Uncle Ted asked me to build him a PC, so I set out to be as affordable as possible. Cost when built: ~$400
My Uncle Ted just wanted a newer, faster PC, not a laptop, and gave me a lot of freedom with the budget and requirements. I decided I wanted it really quiet and small, and that I was keeping it under $450. I saw these Mini-ITX cases that have built-in power supplies, and I saw that AMD was releasing the Jaguar APUs as a socketed part, so I wanted to see how that all went down. I also figured that down the road, we will probably get socket-compatible Puma APUs, so I wanted the initial build-out to be as cheap as possible. I am planning to upgrade Uncle Ted to the highest Puma APU once those come out some time down the road, which should provide a pretty tangible performance increase.
I really liked the whole Mini-ITX build, it was a lot of fun. I seriously appreciate the case with integrated power supply, and the AMD APU performs surprisingly well. Case runs really quiet, and the APU setup runs Battlefield 4 on low settings. I think the higher Athlon APUs would run it better, but this build wasn't for games.

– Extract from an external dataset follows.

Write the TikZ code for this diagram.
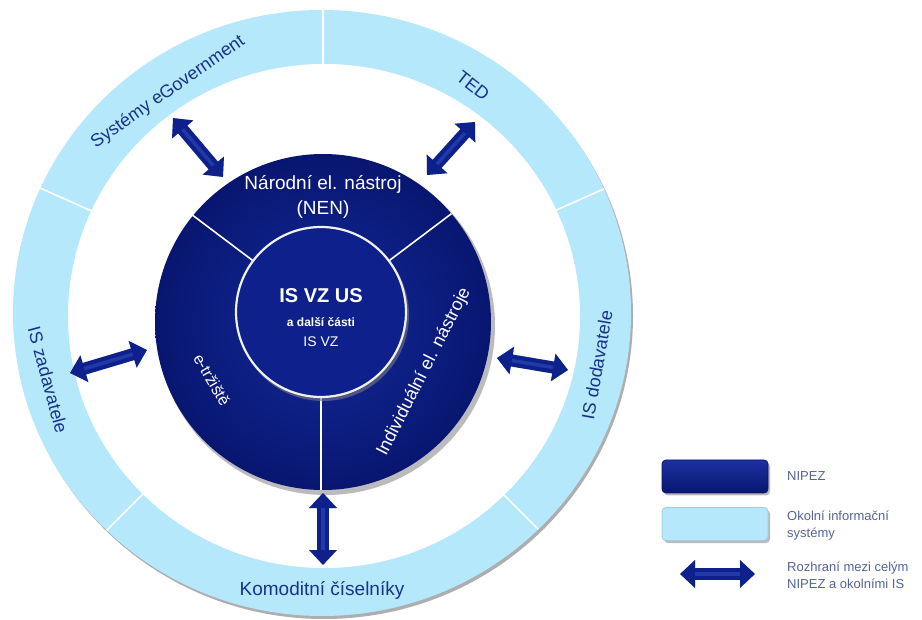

Working in the case was a bit tight. I also tried to use some low-profile Crucial Ballistix Sport LPDDR3-1600 (which you can see in the photos) but I kept getting really strange graphical glitches and freezes (which you can also see in the photos) this was rectified when I used the Team Vulcan 1600 memory that you see in the parts list. The computer has performed without issue ever since using the Team ram.
My uncle really wanted a DVD drive, but I forgot to include that, so he had to buy an external USB DVD drive. If I had to do it again, they have some reasonably priced slot-loading DVD drives that I would use. Also, he wanted Wi-Fi but I didn't include that either, forcing him to use USB as well. I would either do a PCI-e Wi-Fi card or try to find a Mini-ITX motherboard that includes Wi-Fi. Also, I'm seeing that the FM2+ platform is going to be significantly more expensive, but probably a great option for anything above really casual computing needs.